The BMW E21 is the first generation of the BMW 3 Series compact luxury car and was produced between June 1975 and 1983, being replaced by the E-30. It was originally available as a 2-door sedan, replacing the 02 Series. At the time of its launch, all models used 4-cylinder engines, and 6-cylinder engines were added in 1977. A convertible version of the E-21 was marketed, manufactured by Baur, and was available from 1978 to 1981.
Design and development of the BMW E-21
The BMW E-21 was designed by Paul Bracq, BMW Design Director from 1970 to 1974, under the supervision of BMW director and BMW majority shareholder Herbert Quandt, and was presented to the public in July 1975 at the Olympic Stadium in Munich.
The front view of the new car was dominated by the kidney grille that stood out clearly from the radiator shroud. Like many other BMW models, the C-pillar of the E21 featured the famous Hofmeister crease.
The cabin design of the E21 marked the introduction of a new design concept, with the centre console and central dashboard area angled towards the driver. This feature has become part of BMW’s interior design philosophy for many years.
Measuring 4,355 mm long, 1,610 mm wide, and 1,380 mm high, the E21 continued the tradition of the new class of 2-door sedan models.
The BMW E-21 featured MacPherson struts at the front and independent suspension arms at the rear, with a tendency to oversteer. It had disc brakes at the front, while the rear wheels had drum brakes (except for the 323i model which had discs on all wheels).
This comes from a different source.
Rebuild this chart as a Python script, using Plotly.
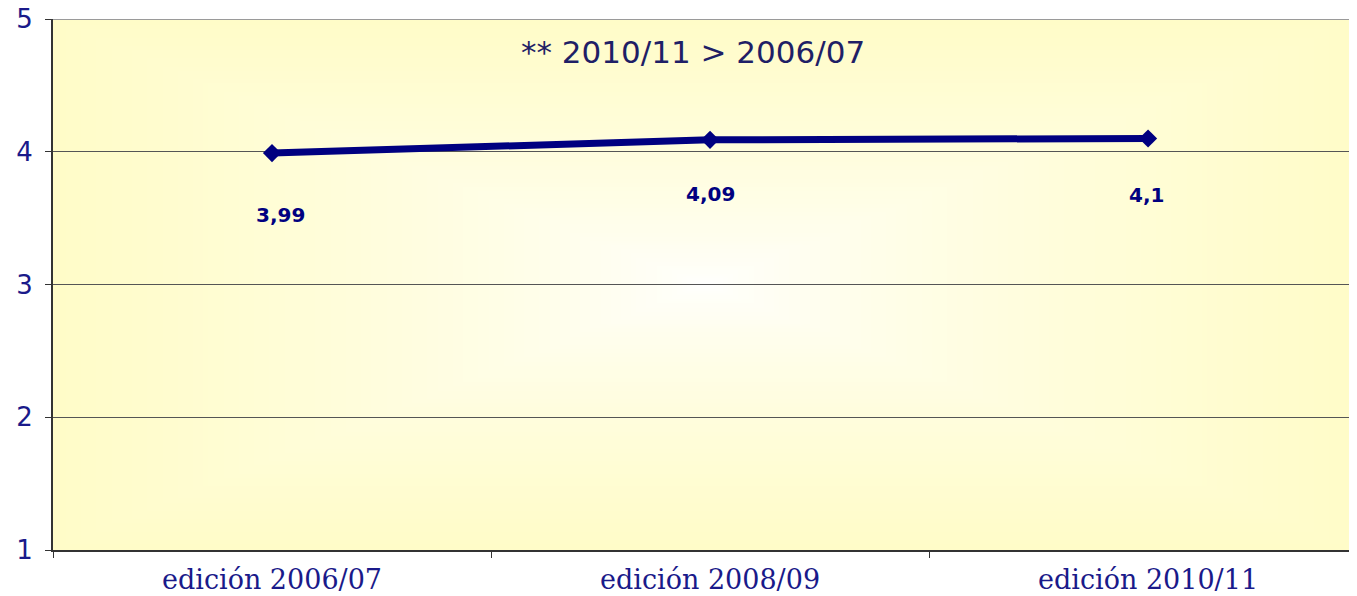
import base64, struct, zlib
import plotly.graph_objects as go

categories = ["edición 2006/07", "edición 2008/09", "edición 2010/11"]
values = [3.99, 4.09, 4.10]
value_labels = ["3,99", "4,09", "4,1"]
y_ticks = [1, 2, 3, 4, 5]
note_text = "** 2010/11 > 2006/07"

# label offsets (px) -- styling only
label_dx = [8, 0, -2]
label_dy = [-62, -54, -57]

NAVY = "#000080"
TEXT_NAVY = "#1a1a8a"


def gradient_png(w=256, h=128):
    edge = (255, 252, 200)
    rows = []
    for j in range(h):
        row = bytearray([0])
        dy = abs((j + 0.5) / h - 0.5) * 2
        for i in range(w):
            dx = abs((i + 0.5) / w - 0.5) * 2
            t = max(dx, dy)
            t = min(1.0, t ** 0.7)
            r = round(255 * (1 - t) + edge[0] * t)
            g = round(255 * (1 - t) + edge[1] * t)
            b = round(255 * (1 - t) + edge[2] * t)
            row += bytes([r, g, b])
        rows.append(bytes(row))
    raw = b"".join(rows)

    def chunk(tag, data):
        c = struct.pack(">I", len(data)) + tag + data
        return c + struct.pack(">I", zlib.crc32(tag + data) & 0xFFFFFFFF)

    png = b"\x89PNG\r\n\x1a\n"
    png += chunk(b"IHDR", struct.pack(">IIBBBBB", w, h, 8, 2, 0, 0, 0))
    png += chunk(b"IDAT", zlib.compress(raw, 9))
    png += chunk(b"IEND", b"")
    return "data:image/png;base64," + base64.b64encode(png).decode()


fig = go.Figure()
fig.add_trace(go.Scatter(
    x=categories, y=values, mode="lines+markers",
    line=dict(color=NAVY, width=7),
    marker=dict(symbol="diamond", size=14, color=NAVY),
    hoverinfo="skip", showlegend=False,
))

for c, v, t, dx, dy in zip(categories, values, value_labels, label_dx, label_dy):
    fig.add_annotation(x=c, y=v, text=f"<b>{t}</b>", showarrow=False,
                       xshift=dx, yshift=dy,
                       font=dict(family="DejaVu Sans", size=20, color=NAVY))

fig.add_annotation(xref="paper", yref="paper", x=0.491, y=0.938,
                   text=note_text, showarrow=False, xanchor="center", yanchor="middle",
                   font=dict(family="DejaVu Sans", size=31, color="#1f1f66"))

# top border of plot area
fig.add_shape(type="line", xref="paper", yref="y", x0=0, x1=1, y0=5, y1=5,
              line=dict(color="#9a9a9a", width=2), layer="above")

fig.add_layout_image(dict(source=gradient_png(), xref="paper", yref="paper",
                          x=0, y=1, sizex=1, sizey=1, sizing="stretch",
                          xanchor="left", yanchor="top", layer="below"))

fig.update_layout(
    width=1349, height=588,
    margin=dict(l=45, r=0, t=11, b=46, autoexpand=False),
    paper_bgcolor="white", plot_bgcolor="rgba(0,0,0,0)",
    xaxis=dict(type="category", range=[-0.5, 2.477], tickson="boundaries",
               ticks="outside", ticklen=6, tickcolor="#333", tickwidth=1,
               showline=True, linecolor="#333", linewidth=2, showgrid=False,
               tickfont=dict(family="DejaVu Serif", size=27, color=TEXT_NAVY),
               ticklabelstandoff=5, ticklabeloverflow="allow", automargin=False),
    yaxis=dict(range=[1, 5], tickvals=y_ticks, ticks="outside", ticklen=6,
               tickcolor="#333", tickwidth=1,
               showline=True, linecolor="#333", linewidth=2,
               showgrid=True, gridcolor="#555", gridwidth=1, zeroline=False,
               tickfont=dict(family="DejaVu Sans", size=26, color=TEXT_NAVY),
               ticklabelstandoff=7, ticklabeloverflow="allow", automargin=False),
)

fig.write_html("out.html")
Initially, a four-speed manual gearbox was fitted, until five-speed manuals were introduced in 1980. Optionally, buyers could opt for a ZF 3 HP-22 three-speed automatic transmission.
BMW E-21 Baur Cabriolet
The BMW e-21 had a convertible version, designed by Baur GmbH, based on E21 models, which went into production in 1978 and was sold through the BMW dealer network. A total of 4,595 BMW E-21 Baur cars were produced before production ended in 1981.
The Group 5 racing version of the BMW 320 was introduced in 1977 as a replacement for the now obsolete BMW 3.0 CSL and was nicknamed the Flying Brick in reference to the vehicle’s distinctive design style, being powered by a Formula 2 engine that was tuned to 225 kW (306 hp) by BMW Motorsport in just 12 weeks.
It had as drivers, among others, Manfred Winkelhock, Eddie Cheever and Marc Surer, winning its first race at the Zolder circuit (Belgium) in 1977 with Surer at the wheel.